SOURCE DATA:
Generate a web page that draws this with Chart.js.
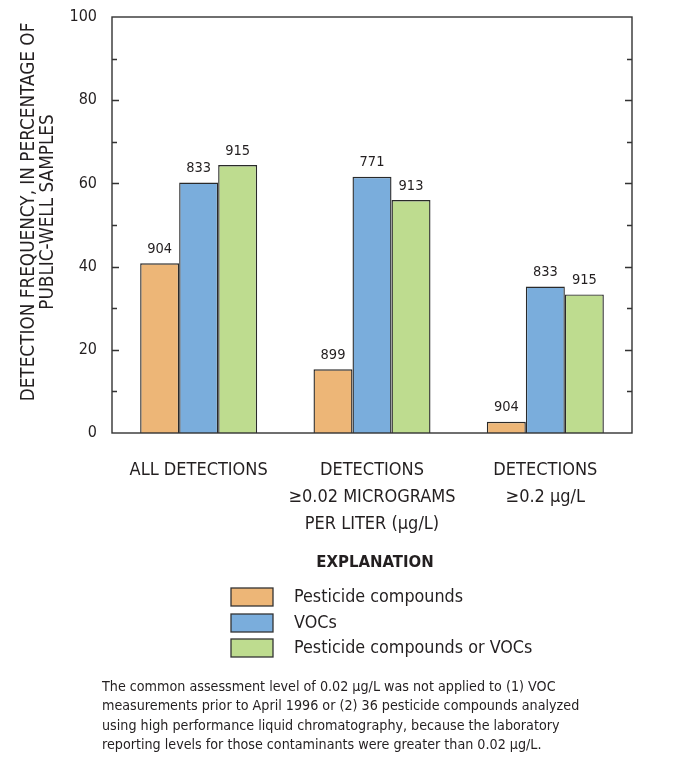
<!DOCTYPE html>
<html><head><meta charset="utf-8">
<script src="https://cdn.jsdelivr.net/npm/chart.js@4/dist/chart.umd.min.js"></script>
<style>html,body{margin:0;padding:0;background:#fff}#wrap{width:681px;height:769px;position:relative}</style>
</head><body><div id="wrap"><canvas id="c" width="681" height="769"></canvas></div>
<script>
const categories = [["ALL DETECTIONS"], ["DETECTIONS", "\u22650.02 MICROGRAMS", "PER LITER (\u00b5g/L)"], ["DETECTIONS", "\u22650.2 \u00b5g/L"]];
const seriesNames = ["Pesticide compounds", "VOCs", "Pesticide compounds or VOCs"];
const pesticide = [40.8, 15.3, 2.7];
const vocs = [60.2, 61.6, 35.2];
const either = [64.4, 56.0, 33.3];
const pesticideN = ["904", "899", "904"];
const vocsN = ["833", "771", "833"];
const eitherN = ["915", "913", "915"];
const yTicks = [0, 20, 40, 60, 80, 100];
const footnote = [
 "The common assessment level of 0.02 \u00b5g/L was not applied to (1) VOC",
 "measurements prior to April 1996 or (2) 36 pesticide compounds analyzed",
 "using high performance liquid chromatography, because the laboratory",
 "reporting levels for those contaminants were greater than 0.02 \u00b5g/L."
];

const FONT = '"Liberation Sans Narrow", "Arial Narrow", "DejaVu Sans Condensed", sans-serif';
const INK = '#231f20';
const colors = ['#EDB677', '#7AADDC', '#BEDC8F'];

const framePlugin = {
  id: 'frame',
  afterDraw(chart) {
    const ctx = chart.ctx, a = chart.chartArea, y = chart.scales.y;
    ctx.save();
    ctx.strokeStyle = '#333';
    ctx.lineWidth = 1.4;
    ctx.strokeRect(a.left, a.top, a.right - a.left, a.bottom - a.top);
    for (let v = 10; v < 100; v += 10) {
      const py = Math.round(y.getPixelForValue(v)) + 0.5;
      const len = (v % 20 === 0) ? 7 : 5;
      ctx.beginPath();
      ctx.moveTo(a.left, py); ctx.lineTo(a.left + len, py);
      ctx.moveTo(a.right, py); ctx.lineTo(a.right - len, py);
      ctx.stroke();
    }
    const Ns = [pesticideN, vocsN, eitherN];
    ctx.fillStyle = INK;
    ctx.font = '14.5px ' + FONT;
    ctx.textAlign = 'center';
    ctx.textBaseline = 'bottom';
    chart.data.datasets.forEach((ds, di) => {
      chart.getDatasetMeta(di).data.forEach((bar, i) => {
        ctx.fillText(Ns[di][i], bar.x, bar.y - 7);
      });
    });
    ctx.save();
    ctx.translate(39, (a.top + a.bottom) / 2 - 13);
    ctx.rotate(-Math.PI / 2);
    ctx.font = '18.8px ' + FONT;
    ctx.textBaseline = 'middle';
    ctx.fillText('DETECTION FREQUENCY, IN PERCENTAGE OF', 0, -10);
    ctx.fillText('PUBLIC-WELL SAMPLES', 0, 9.5);
    ctx.restore();
    ctx.font = 'bold 16.6px ' + FONT;
    ctx.textBaseline = 'middle';
    ctx.textAlign = 'center';
    ctx.fillText('EXPLANATION', 375, 563);
    ctx.font = '17.8px ' + FONT;
    ctx.textAlign = 'left';
    const rows = [597, 623, 648];
    chart.data.datasets.forEach((ds, di) => {
      ctx.fillStyle = ds.backgroundColor;
      ctx.fillRect(231, rows[di] - 9, 42, 18);
      ctx.strokeStyle = '#333';
      ctx.lineWidth = 1.3;
      ctx.strokeRect(231, rows[di] - 9, 42, 18);
      ctx.fillStyle = INK;
      ctx.fillText(ds.label, 294, rows[di]);
    });
    ctx.font = '14.2px ' + FONT;
    footnote.forEach((t, i) => ctx.fillText(t, 102, 687 + i * 19.5));
    ctx.restore();
  }
};

new Chart(document.getElementById('c'), {
  type: 'bar',
  data: {
    labels: categories,
    datasets: [
      { label: seriesNames[0], data: pesticide, backgroundColor: colors[0] },
      { label: seriesNames[1], data: vocs, backgroundColor: colors[1] },
      { label: seriesNames[2], data: either, backgroundColor: colors[2] }
    ].map(d => Object.assign(d, { borderColor: '#2a2a2a', borderWidth: 1.4, categoryPercentage: 0.675, barPercentage: 1 }))
  },
  options: {
    responsive: false,
    animation: false,
    layout: { padding: { top: 17, right: 49, left: 0, bottom: 0 } },
    plugins: { legend: { display: false }, tooltip: { enabled: false } },
    scales: {
      x: {
        grid: { display: false, drawTicks: false },
        border: { display: false },
        ticks: { color: INK, font: { family: FONT, size: 18, lineHeight: 1.5 }, padding: 24, maxRotation: 0, autoSkip: false },
        afterFit(s) { s.height = 769 - 433; s.paddingLeft = 0; s.paddingRight = 0; }
      },
      y: {
        min: 0, max: 100,
        afterBuildTicks(s) { s.ticks = yTicks.map(v => ({ value: v })); },
        grid: { display: false, drawTicks: false },
        border: { display: false },
        ticks: { color: INK, font: { family: FONT, size: 16 }, padding: 15 },
        afterFit(s) { s.width = 112; s.paddingTop = 0; s.paddingBottom = 0; }
      }
    }
  },
  plugins: [framePlugin]
});
</script></body></html>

WHAT YOU WILL DO: Exclude the images and reproduce the remaining data exactly.

TASK RESULT:
Generate a web page that draws this with Chart.js.
<!DOCTYPE html>
<html><head><meta charset="utf-8">
<script src="https://cdn.jsdelivr.net/npm/chart.js@4/dist/chart.umd.min.js"></script>
<style>html,body{margin:0;padding:0;background:#fff}#wrap{width:681px;height:769px;position:relative}</style>
</head><body><div id="wrap"><canvas id="c" width="681" height="769"></canvas></div>
<script>
const categories = [["ALL DETECTIONS"], ["DETECTIONS", "\u22650.02 MICROGRAMS", "PER LITER (\u00b5g/L)"], ["DETECTIONS", "\u22650.2 \u00b5g/L"]];
const seriesNames = ["Pesticide compounds", "VOCs", "Pesticide compounds or VOCs"];
const pesticide = [40.8, 15.3, 2.7];
const vocs = [60.2, 61.6, 35.2];
const either = [64.4, 56.0, 33.3];
const pesticideN = ["904", "899", "904"];
const vocsN = ["833", "771", "833"];
const eitherN = ["915", "913", "915"];
const yTicks = [0, 20, 40, 60, 80, 100];
const footnote = [
 "The common assessment level of 0.02 \u00b5g/L was not applied to (1) VOC",
 "measurements prior to April 1996 or (2) 36 pesticide compounds analyzed",
 "using high performance liquid chromatography, because the laboratory",
 "reporting levels for those contaminants were greater than 0.02 \u00b5g/L."
];

const FONT = '"Liberation Sans Narrow", "Arial Narrow", "DejaVu Sans Condensed", sans-serif';
const INK = '#231f20';
const colors = ['#EDB677', '#7AADDC', '#BEDC8F'];

const framePlugin = {
  id: 'frame',
  afterDraw(chart) {
    const ctx = chart.ctx, a = chart.chartArea, y = chart.scales.y;
    ctx.save();
    ctx.strokeStyle = '#333';
    ctx.lineWidth = 1.4;
    ctx.strokeRect(a.left, a.top, a.right - a.left, a.bottom - a.top);
    for (let v = 10; v < 100; v += 10) {
      const py = Math.round(y.getPixelForValue(v)) + 0.5;
      const len = (v % 20 === 0) ? 7 : 5;
      ctx.beginPath();
      ctx.moveTo(a.left, py); ctx.lineTo(a.left + len, py);
      ctx.moveTo(a.right, py); ctx.lineTo(a.right - len, py);
      ctx.stroke();
    }
    const Ns = [pesticideN, vocsN, eitherN];
    ctx.fillStyle = INK;
    ctx.font = '14.5px ' + FONT;
    ctx.textAlign = 'center';
    ctx.textBaseline = 'bottom';
    chart.data.datasets.forEach((ds, di) => {
      chart.getDatasetMeta(di).data.forEach((bar, i) => {
        ctx.fillText(Ns[di][i], bar.x, bar.y - 7);
      });
    });
    ctx.save();
    ctx.translate(39, (a.top + a.bottom) / 2 - 13);
    ctx.rotate(-Math.PI / 2);
    ctx.font = '18.8px ' + FONT;
    ctx.textBaseline = 'middle';
    ctx.fillText('DETECTION FREQUENCY, IN PERCENTAGE OF', 0, -10);
    ctx.fillText('PUBLIC-WELL SAMPLES', 0, 9.5);
    ctx.restore();
    ctx.font = 'bold 16.6px ' + FONT;
    ctx.textBaseline = 'middle';
    ctx.textAlign = 'center';
    ctx.fillText('EXPLANATION', 375, 563);
    ctx.font = '17.8px ' + FONT;
    ctx.textAlign = 'left';
    const rows = [597, 623, 648];
    chart.data.datasets.forEach((ds, di) => {
      ctx.fillStyle = ds.backgroundColor;
      ctx.fillRect(231, rows[di] - 9, 42, 18);
      ctx.strokeStyle = '#333';
      ctx.lineWidth = 1.3;
      ctx.strokeRect(231, rows[di] - 9, 42, 18);
      ctx.fillStyle = INK;
      ctx.fillText(ds.label, 294, rows[di]);
    });
    ctx.font = '14.2px ' + FONT;
    footnote.forEach((t, i) => ctx.fillText(t, 102, 687 + i * 19.5));
    ctx.restore();
  }
};

new Chart(document.getElementById('c'), {
  type: 'bar',
  data: {
    labels: categories,
    datasets: [
      { label: seriesNames[0], data: pesticide, backgroundColor: colors[0] },
      { label: seriesNames[1], data: vocs, backgroundColor: colors[1] },
      { label: seriesNames[2], data: either, backgroundColor: colors[2] }
    ].map(d => Object.assign(d, { borderColor: '#2a2a2a', borderWidth: 1.4, categoryPercentage: 0.675, barPercentage: 1 }))
  },
  options: {
    responsive: false,
    animation: false,
    layout: { padding: { top: 17, right: 49, left: 0, bottom: 0 } },
    plugins: { legend: { display: false }, tooltip: { enabled: false } },
    scales: {
      x: {
        grid: { display: false, drawTicks: false },
        border: { display: false },
        ticks: { color: INK, font: { family: FONT, size: 18, lineHeight: 1.5 }, padding: 24, maxRotation: 0, autoSkip: false },
        afterFit(s) { s.height = 769 - 433; s.paddingLeft = 0; s.paddingRight = 0; }
      },
      y: {
        min: 0, max: 100,
        afterBuildTicks(s) { s.ticks = yTicks.map(v => ({ value: v })); },
        grid: { display: false, drawTicks: false },
        border: { display: false },
        ticks: { color: INK, font: { family: FONT, size: 16 }, padding: 15 },
        afterFit(s) { s.width = 112; s.paddingTop = 0; s.paddingBottom = 0; }
      }
    }
  },
  plugins: [framePlugin]
});
</script></body></html>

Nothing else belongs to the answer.